The National Weather Service reported 7.57 inches (192 mm) of rain in Central Park by midnight of April 15, the second heaviest rainfall in 24 hours on record, and indicated that this storm caused the worst flooding since Hurricane Floyd in 1999.
Major airports in the New York area resumed flights on April 16, after having had to cancel over 500 flights before. Local rail and transit  lines reported delays and cancellations affecting the MTA, NJ Transit, LIRR, and Metro-North Railroad. Power failures affected several thousand people.

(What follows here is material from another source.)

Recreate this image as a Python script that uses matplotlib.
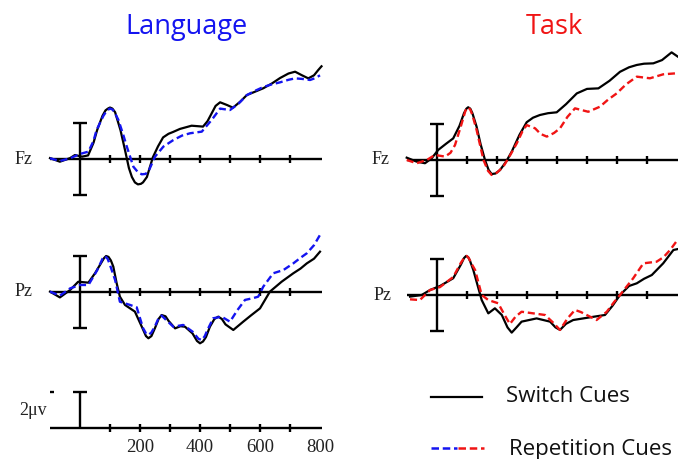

On April 16, 2007, the storm caused sustained winds of nearly 100 mph (87 knots) on, and near New Hampshire's Mount Washington, with gusts topping out at 156 mph (136 knots).

While areas closer to the shore received heavy rainfall, higher regions inland  received unseasonal snow. Several towns suffered from flooding including Mamaroneck in New York, and Bound Brook and Manville in New Jersey,  while coastal towns had to deal with damage from high tides.  Most major highways in Westchester County, New York were closed on April 15 and April 16 due to extreme flooding. In Quebec, several regions including the Laurentides and Charlevoix regions received in excess of 6 inches (15 cm) of snow with areas exceeding well above 1 foot (30 cm) of snow. In the city of Ottawa, 17 cm (5 in) of heavy wet snow fell in just a few hours causing power lines and trees to fall down causing scattered blackouts in several parts of the city.  Similar damage was reported in the higher elevations north of Montreal and Ottawa.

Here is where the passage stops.